Our cars were prime examples that we led different lives though we lived in the same house, and they still are. A few weeks ago, I drove Pete’s car while he took mine to be serviced. The next day, he voiced his disappointment in me once again. It appears that I ruined his gas mileage average, whatever the hell that is. All I know is that I drove down the big number that’s displayed on his dashboard from 20.7 to 20.5 simply by driving his car around town. And that’s bad.
Pete was working hard to use less gas so that that number would go up, not down.
“What did you do?” he asked.
“I did what I always do: I drive like my front bumper is on fire and there’s a puddle just around the bend,” I answered.
Now, I know he was being “green” and all, but really it’s all about saving money more than the environment for him.

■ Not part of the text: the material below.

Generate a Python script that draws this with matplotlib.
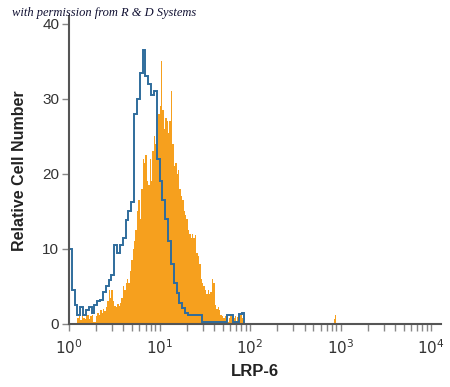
import numpy as np
import matplotlib
matplotlib.use("Agg")
import matplotlib.pyplot as plt
from matplotlib.ticker import LogLocator, NullFormatter

# Histogramy (wartości w kanałach logarytmicznych)
# kontrola izotypowa (niebieska linia), kanały co 1/32 dekady od 10^0
blue_start = 0
blue_step = 1 / 32
blue_vals = [
    10.0, 4.5, 2.5, 1.2, 2.3, 1.2, 1.8, 2.2, 1.5, 2.5,
    3.0, 3.2, 4.2, 5.0, 5.8, 6.5, 10.5, 9.5, 10.5, 11.5,
    13.8, 15.0, 16.2, 28.0, 30.0, 33.5, 36.5, 33.0, 32.0, 30.5,
    31.0, 22.0, 19.0, 16.5, 14.0, 11.0, 8.0, 5.5, 4.1, 2.8,
    2.1, 1.5, 1.2, 1.2, 1.2, 1.2, 1.2, 0.3, 0.3, 0.3,
    0.3, 0.3, 0.3, 0.3, 0.3, 0.3, 1.2, 1.2, 0.3, 0.3,
    1.3, 1.5,
]

# LRP-6 (pomarańczowy wypełniony), kanały co 1/64 dekady od 10^(6/64)
orange_start = 6
orange_step = 1 / 64
orange_vals = [
    0.8, 1.0, 0.5, 1.2, 0.8, 0.6, 1.0, 1.2, 0.7, 1.0,
    1.2, 0.3, 0.2, 1.0, 1.5, 1.2, 1.8, 1.5, 2.0, 1.7,
    2.2, 3.0, 4.5, 3.5, 4.5, 3.0, 2.4, 2.2, 2.6, 2.4,
    2.8, 3.5, 5.0, 4.5, 5.5, 6.0, 5.5, 7.0, 8.5, 10.0,
    11.0, 12.5, 15.0, 16.5, 14.0, 18.0, 22.0, 21.5, 22.5, 19.0,
    18.5, 22.0, 19.0, 23.0, 25.0, 24.0, 23.5, 28.0, 29.0, 35.0,
    28.5, 26.0, 27.5, 27.0, 25.5, 27.0, 31.0, 24.0, 21.0, 21.5,
    20.0, 20.5, 18.0, 17.0, 16.5, 15.0, 14.5, 14.0, 12.5, 12.0,
    11.5, 12.0, 11.5, 11.9, 9.5, 9.0, 8.0, 6.0, 5.5, 5.0,
    4.5, 4.0, 4.5, 4.0, 4.2, 6.0, 5.5, 2.5, 2.0, 2.2,
    1.8, 1.2, 1.0, 0.8, 1.0, 0.6, 0.3, 0.8, 1.0, 0.5,
    0.8, 1.0, 0.3, 0.9, 1.0, 1.2, 0.8, 0.5,
]
# mały pik przy 10^3
orange_far_start = 187
orange_far_vals = [0.6, 1.2]

y_ticks = [0, 10, 20, 30, 40]
x_ticks = [1, 10, 100, 1000, 10000]
x_labels = ["$10^0$", "$10^1$", "$10^2$", "$10^3$", "$10^4$"]

ORANGE = "#F6A01E"
BLUE = "#2F6C9C"
GREY = "#555555"
NARROW = ["Liberation Sans Narrow", "Liberation Sans", "DejaVu Sans"]

plt.rcParams["font.family"] = NARROW
plt.rcParams["mathtext.fontset"] = "custom"
plt.rcParams["mathtext.rm"] = "Liberation Sans Narrow"
plt.rcParams["mathtext.it"] = "Liberation Sans Narrow:italic"


def log_edges(start, step, n):
    return 10 ** ((start + np.arange(n + 1)) * step)


fig = plt.figure(figsize=(4.5, 3.87), dpi=100)
ax = fig.add_axes([0.1533, 0.1628, 0.827, 0.7946])

ax.stairs(orange_vals, log_edges(orange_start, orange_step, len(orange_vals)),
          fill=True, color=ORANGE, linewidth=0)
ax.stairs(orange_far_vals, log_edges(orange_far_start, orange_step, len(orange_far_vals)),
          fill=True, color=ORANGE, linewidth=0)
ax.stairs(blue_vals, log_edges(blue_start, blue_step, len(blue_vals)),
          color=BLUE, linewidth=1.4, baseline=0)

ax.set_xscale("log")
ax.set_xlim(1, 10 ** 4.11)
ax.set_ylim(0, 41)

ax.set_xticks(x_ticks)
ax.set_xticklabels(x_labels)
ax.xaxis.set_minor_locator(LogLocator(base=10, subs=np.arange(2, 10)))
ax.xaxis.set_minor_formatter(NullFormatter())
ax.set_yticks(y_ticks)

for s in ["top", "right"]:
    ax.spines[s].set_visible(False)
for s in ["left", "bottom"]:
    ax.spines[s].set_color(GREY)
    ax.spines[s].set_linewidth(1.5)

ax.tick_params(axis="both", which="both", color="#888888", width=1,
               labelsize=11, labelcolor="#333333", direction="out")
ax.tick_params(axis="x", which="major", length=5, pad=5)
ax.tick_params(axis="x", which="minor", length=5)
ax.tick_params(axis="y", which="major", length=5, pad=2)

ax.set_ylabel("Relative Cell Number", fontsize=11.5, fontweight="bold",
              color="#222222", labelpad=11)
ax.set_xlabel("LRP-6", fontsize=12, fontweight="bold", color="#222222",
              labelpad=5)

fig.text(0.027, 0.966, "with permission from R & D Systems", fontsize=9,
         family=["Liberation Serif", "DejaVu Serif"], style="italic",
         color="#111133", va="center")

fig.savefig("out.png", dpi=100)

That’s why the heating settings in our house mysteriously dropped a degree this year, and why Pete is forever shouting down into the basement whenever he finds the light on, “Who’s down there?”
And it’s not that I’m not environmentally friendly. I mean, I do use natural soaps and cleaners, and I’m the one who runs around feverishly unplugging appliances that aren’t in use. It’s just that I’ve got places to go, and I need to get there quickly.
While Pete pretty much drives 13 miles to work and then 13 miles home and not much more than that, I have driven 122,000+ miles since 2002, most of it in circles around town. I’m the one who gets the kids to soccer, piano, art, blah, blah, blah most of the time. Also, as a self-employed individual, I don’t have people to mail things for me and such like he does. I have to go to the bank, the post office, the bookstore, New York City, all by myself. Pete doesn’t. That’s why he can even pay attention to that number on the dashboard in the first place, and I didn’t even notice it.
He’s back to working that number back up, mile by mile, coasting down hills and never gunning his engine as he drives the 13 miles to work and and the 13 miles back. I, on the other hand, see a puddle up ahead.